Starting in the tenth century, manuscripts started to be published in Arabic, and were increasingly written for pastoral purposes. Tannous cited that this change was not welcome by all, reading an excerpt from a primary source demeaning Christians for “abandoning the beautiful language of Coptic [a language spoken in Egypt]” for Arabic in their churches. Additionally, churches and Christian leaders were translating Christian texts into Arabic for people who sought to know the doctrine of churches but did not know Syriac.
Ibn al-Tayyib, for example, made an abridged version of the canons, laws and important texts of Christianity into Arabic because he believed those who didn’t know Syriac, Coptic or Greek were “abandoning” sacred texts. Still, many Christians in the Middle East preferred to use Syriac for church matters and Arabic for professional ones. This trend continued until what Tannous called the “intermediate period,” where churches started to use Arabic more and more. This was followed by a series of historical events — violence against Christians in the Middle East, the invasion of the Mongols and the Black Death — which made Christians a minority in the Middle East. The Christians that remained, though, preferred to use Arabic in all matters.
Tannous used pictures of many primary sources throughout his lecture, including Syriac manuscripts overwritten with Arabic, religious and academic documents written in both languages, Syriac-Arabic dictionaries and many texts written in both Syriac and Karshuni, which is Arabic text written in the Syriac alphabet. Through these sources, he showed that biblical manuscripts were altered in their translations to Arabic to sound more like the Quran by using Muslim names for God and Christian prophets, to make the text more familiar for Muslim readers.
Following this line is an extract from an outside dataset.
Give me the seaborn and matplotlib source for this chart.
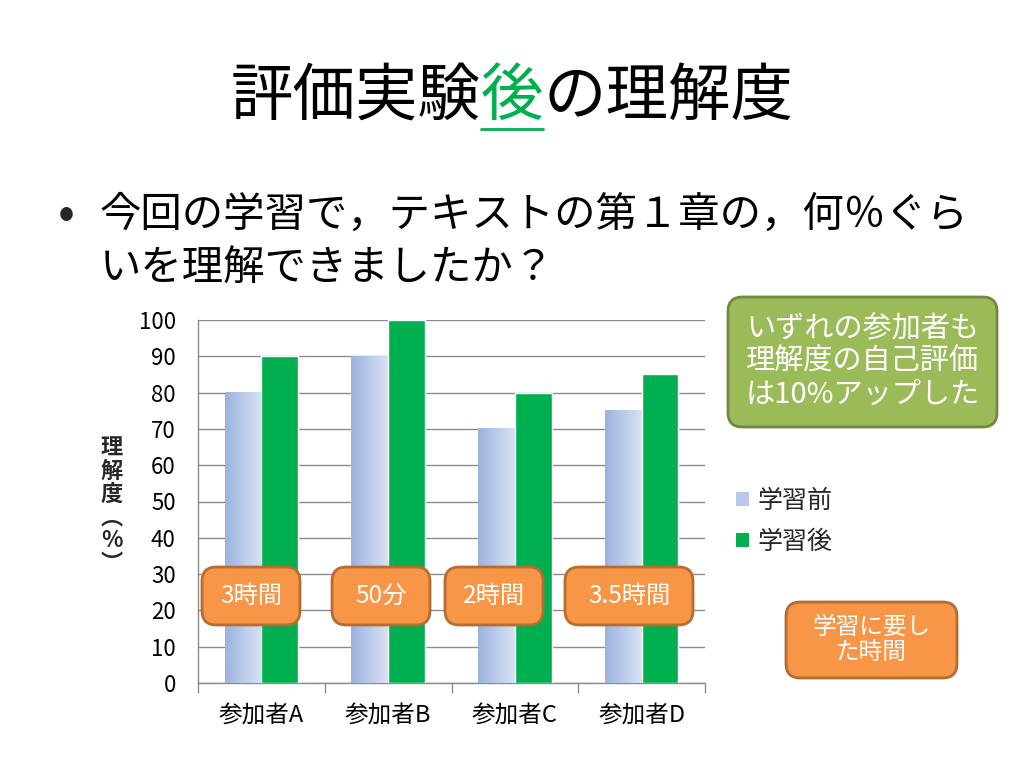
import numpy as np
import pandas as pd
import seaborn as sns
import matplotlib.pyplot as plt
from matplotlib.patches import FancyBboxPatch, Patch
from matplotlib.colors import LinearSegmentedColormap

participants = ["参加者A", "参加者B", "参加者C", "参加者D"]
before = [80, 90, 70, 75]
after = [90, 100, 80, 85]
series_names = ["学習前", "学習後"]
study_time = ["3時間", "50分", "2時間", "3.5時間"]
y_ticks = list(range(0, 101, 10))

GREEN = "#00B050"
BLUE_DARK = "#9CB2DF"
BLUE_LIGHT = "#D8E2F3"
GRID = "#8C8C8C"

df = pd.DataFrame({
    "participant": participants * 2,
    "series": [series_names[0]] * 4 + [series_names[1]] * 4,
    "value": before + after,
})

sns.set_theme(style="white")
plt.rcParams["font.family"] = ["Noto Sans CJK JP", "DejaVu Sans"]

fig = plt.figure(figsize=(10.24, 7.68), dpi=100)
ax = fig.add_axes([198 / 1024, 1 - 683 / 768, 507 / 1024, 363 / 768])

sns.barplot(data=df, x="participant", y="value", hue="series",
            palette=[BLUE_LIGHT, GREEN], width=0.58, gap=0,
            saturation=1, legend=False, ax=ax, zorder=3)

# gradient fill for the "before" bars
cmap = LinearSegmentedColormap.from_list("blue_grad", [BLUE_DARK, BLUE_LIGHT])
grad = np.linspace(0, 1, 256).reshape(1, -1)
for bar in ax.containers[0]:
    x0, w, h = bar.get_x(), bar.get_width(), bar.get_height()
    bar.set_visible(False)
    ax.imshow(grad, cmap=cmap, extent=[x0, x0 + w, 0, h], aspect="auto",
              zorder=3, interpolation="bicubic")

ax.set_xlim(-0.5, 3.5)
ax.set_ylim(0, 100)
ax.set_yticks(y_ticks)
ax.set_yticklabels([str(t) for t in y_ticks], fontsize=16, color="#000000")
ax.tick_params(axis="y", length=0, pad=16)
ax.set_xticks(range(len(participants)))
ax.set_xticklabels(participants, fontsize=17, color="#000000")
ax.set_xticks(np.arange(-0.5, 4, 1), minor=True)
ax.tick_params(axis="x", which="major", length=0, pad=15)
ax.tick_params(axis="x", which="minor", length=7, width=1, color=GRID, direction="out", bottom=True)
ax.yaxis.grid(True, color=GRID, linewidth=1, zorder=0)
ax.set_axisbelow(True)
for side in ["top", "right"]:
    ax.spines[side].set_visible(False)
for side in ["left", "bottom"]:
    ax.spines[side].set_color(GRID)
    ax.spines[side].set_linewidth(1)
ax.set_xlabel("")
ax.set_ylabel("")

# vertical y label
fig.text(112 / 1024, 1 - 506 / 768, "理\n解\n度\n︵\n%\n︶", fontsize=16,
         fontweight="bold", ha="center", va="center", linespacing=1.0)

# legend
handles = [Patch(facecolor="#B8C8EA", edgecolor="none"),
           Patch(facecolor=GREEN, edgecolor="none")]
fig.legend(handles, series_names, loc="upper left",
           bbox_to_anchor=(726 / 1024, 1 - 478 / 768), frameon=False,
           fontsize=18, handlelength=0.5, handleheight=0.5,
           handletextpad=0.35, labelspacing=0.6, borderaxespad=0)

# title with highlighted character
renderer = fig.canvas.get_renderer()
pieces = [("評価実験", "#000000"), ("後", GREEN), ("の理解度", "#000000")]
texts = []
for s, c in pieces:
    t = fig.text(0, 1 - 97 / 768, s, fontsize=45, color=c, ha="left", va="center")
    texts.append(t)
widths = [t.get_window_extent(renderer).width for t in texts]
x = 512 - sum(widths) / 2
for t, w in zip(texts, widths):
    t.set_x(x / 1024)
    x += w
ul_x0 = (512 - sum(widths) / 2 + widths[0]) / 1024
ul_x1 = ul_x0 + widths[1] / 1024
fig.add_artist(plt.Line2D([ul_x0, ul_x1], [1 - 129 / 768] * 2, color=GREEN,
                          linewidth=2, transform=fig.transFigure))

# question text
fig.text(58 / 1024, 1 - 215 / 768, "•", fontsize=36, ha="left", va="center")
fig.text(100 / 1024, 1 - 215 / 768, "今回の学習で，テキストの第１章の，何％ぐら",
         fontsize=29.8, ha="left", va="center", color="#000000")
fig.text(100 / 1024, 1 - 268 / 768, "いを理解できましたか？",
         fontsize=29.8, ha="left", va="center", color="#000000")


def rounded_box(x0, y0, x1, y1, text, face, edge, fontsize, linespacing=1.2):
    fx0, fx1 = x0 / 1024, x1 / 1024
    fy0, fy1 = 1 - y1 / 768, 1 - y0 / 768
    box = FancyBboxPatch((fx0, fy0), fx1 - fx0, fy1 - fy0,
                         boxstyle="round,pad=0,rounding_size=0.014",
                         transform=fig.transFigure, facecolor=face,
                         edgecolor=edge, linewidth=2, mutation_aspect=1024 / 768)
    fig.add_artist(box)
    fig.text((fx0 + fx1) / 2, (fy0 + fy1) / 2, text, fontsize=fontsize,
             color="white", ha="center", va="center", linespacing=linespacing)


ORANGE = "#F79646"
ORANGE_EDGE = "#B66D31"
box_spans = [(202, 300), (332, 430), (445, 543), (565, 693)]
for (bx0, bx1), label in zip(box_spans, study_time):
    rounded_box(bx0, 567, bx1, 625, label, ORANGE, ORANGE_EDGE, 17.5)

rounded_box(786, 602, 957, 678, "学習に要し\nた時間", ORANGE, ORANGE_EDGE, 17, 1.1)
rounded_box(728, 297, 997, 427, "いずれの参加者も\n理解度の自己評価\nは10%アップした",
            "#9BBB59", "#71893F", 21, 1.12)

fig.savefig("out.png", dpi=100)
Towards the end of his lecture, Tannous emphasized that the transformation from Syriac to Arabic and from Syriac into Arabic was not uniform over all of the Middle East. The shift happened in different regions at different times, and sometimes even churches in the same ecclesiastical communities would have varied rates of change. Tannous continued, saying that in certain places, Arabic texts had to be “translated back into Syriac,” because the people of that region had not yet adopted Arabic.
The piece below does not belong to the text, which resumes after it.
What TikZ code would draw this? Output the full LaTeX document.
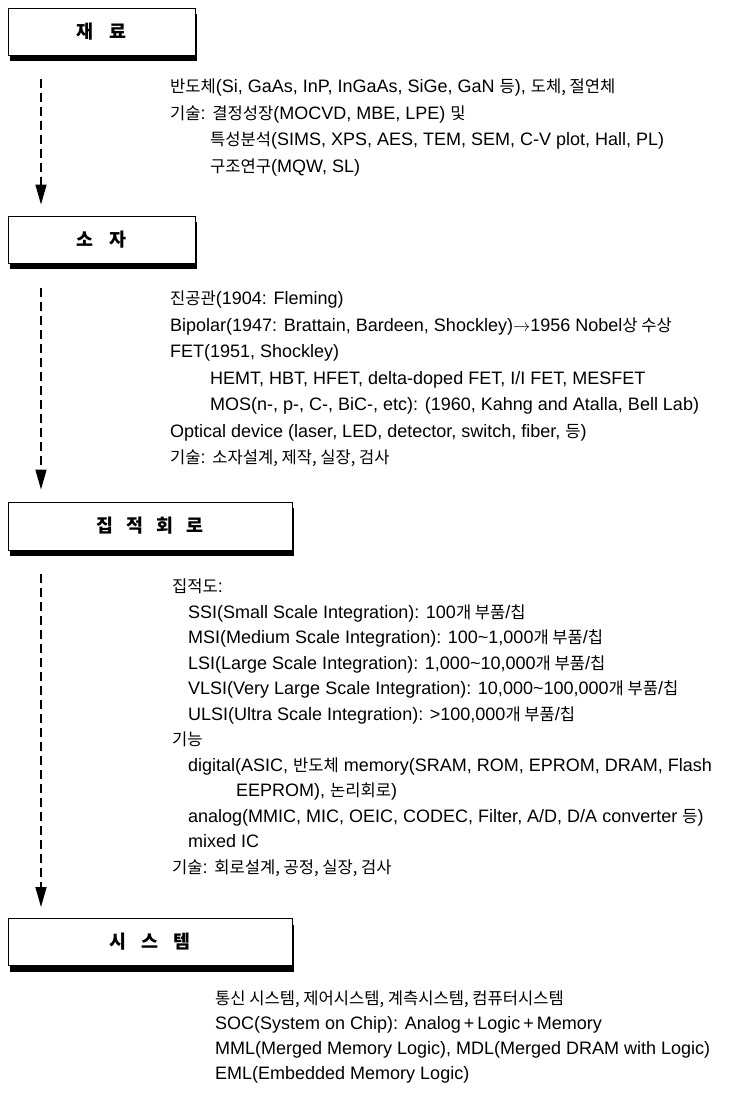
\documentclass[tikz,border=0pt]{standalone}
\usepackage{fontspec}
\setmainfont{Liberation Sans}
\newfontfamily\kr{Noto Sans CJK KR}[Scale=0.92]
\usetikzlibrary{arrows.meta,shadows}

\tikzset{
  stage/.style={draw,line width=1pt,fill=white,inner sep=0pt,
    drop shadow={shadow xshift=2pt,shadow yshift=-6pt,fill=black,opacity=1},
    font=\fontsize{20}{24}\selectfont\kr\bfseries},
  note/.style={anchor=north west,align=left,inner sep=0pt,
    font=\fontsize{18}{26.5}\selectfont},
  flow/.style={line width=1.6pt,dash pattern=on 9pt off 5pt,
    -{Triangle[length=20pt,width=11pt]}},
}

\begin{document}
\begin{tikzpicture}[x=1pt,y=-1pt]
\useasboundingbox (0,0) rectangle (750,1096);
\coordinate (lane) at (41,0);

% stages
\node[stage,minimum width=187,minimum height=47] (mat) at (101.5,31.5) {재\hspace{17pt}료};
\node[stage,minimum width=187,minimum height=47] (dev) at (101.5,239.5) {소\hspace{17pt}자};
\node[stage,minimum width=284,minimum height=48] (ic) at (150,526) {집\hspace{13pt}적\hspace{13pt}회\hspace{13pt}로};
\node[stage,minimum width=284,minimum height=47] (sys) at (150,942) {시\hspace{15pt}스\hspace{15pt}템};

% notes
\node[note] (matnote) at (170,79) {{\kr 반도체}(Si, GaAs, InP, InGaAs, SiGe, GaN {\kr 등}), {\kr 도체, 절연체}\\
{\kr 기술}: {\kr 결정성장}(MOCVD, MBE, LPE) {\kr 및}\\
\hspace*{40pt}{\kr 특성분석}(SIMS, XPS, AES, TEM, SEM, C-V plot, Hall, PL)\\
\hspace*{40pt}{\kr 구조연구}(MQW, SL)};

\node[note] (devnote) at (170,291) {{\kr 진공관}(1904: Fleming)\\
Bipolar(1947: Brattain, Bardeen, Shockley)$\rightarrow$1956 Nobel{\kr 상 수상}\\
FET(1951, Shockley)\\
\hspace*{40pt}HEMT, HBT, HFET, delta-doped FET, I/I FET, MESFET\\
\hspace*{40pt}MOS(n-, p-, C-, BiC-, etc): (1960, Kahng and Atalla, Bell Lab)\\
Optical device (laser, LED, detector, switch, fiber, {\kr 등})\\
{\kr 기술}: {\kr 소자설계, 제작, 실장, 검사}};

\node[note,font=\fontsize{18}{25.5}\selectfont] (icnote) at (172,579) {{\kr 집적도}:\\
\hspace*{16pt}SSI(Small Scale Integration): 100{\kr 개 부품}/{\kr 칩}\\
\hspace*{16pt}MSI(Medium Scale Integration): 100\textasciitilde1,000{\kr 개 부품}/{\kr 칩}\\
\hspace*{16pt}LSI(Large Scale Integration): 1,000\textasciitilde10,000{\kr 개 부품}/{\kr 칩}\\
\hspace*{16pt}VLSI(Very Large Scale Integration): 10,000\textasciitilde100,000{\kr 개 부품}/{\kr 칩}\\
\hspace*{16pt}ULSI(Ultra Scale Integration): >100,000{\kr 개 부품}/{\kr 칩}\\
{\kr 기능}\\
\hspace*{16pt}digital(ASIC, {\kr 반도체} memory(SRAM, ROM, EPROM, DRAM, Flash\\
\hspace*{64pt}EEPROM), {\kr 논리회로})\\
\hspace*{16pt}analog(MMIC, MIC, OEIC, CODEC, Filter, A/D, D/A converter {\kr 등})\\
\hspace*{16pt}mixed IC\\
{\kr 기술}: {\kr 회로설계, 공정, 실장, 검사}};

\node[note,font=\fontsize{18}{25}\selectfont] (sysnote) at (215,991) {{\kr 통신 시스템, 제어시스템, 계측시스템, 컴퓨터시스템}\\
SOC(System on Chip): Analog\,+\,Logic\,+\,Memory\\
MML(Merged Memory Logic), MDL(Merged DRAM with Logic)\\
EML(Embedded Memory Logic)};

% flow
\draw[flow,shorten <=23pt,shorten >=11pt] (mat.south -| lane) -- (dev.north -| lane);
\draw[flow,shorten <=24pt,shorten >=12pt] (dev.south -| lane) -- (ic.north -| lane);
\draw[flow,shorten <=23pt,shorten >=11pt] (ic.south -| lane) -- (sys.north -| lane);
\end{tikzpicture}
\end{document}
Tannous described three basic phases of the Syriac to Arabic language shift. The first phase started when Arabic forces first colonized Syriac-speaking Christian Middle Eastern communities. The second phase was the gradual seepage of the Arabic language into the secular, professional and religious lives of Christians. The last phase, which Tannous claims “we are still living in,” is that of Middle Eastern Christians using Arabic as their primary language in all areas of life. In the present day, that is hard to track because of the diaspora of Middle Eastern Christians, but Tannous insists that Syrio-Arabic translations of crucial texts are still happening.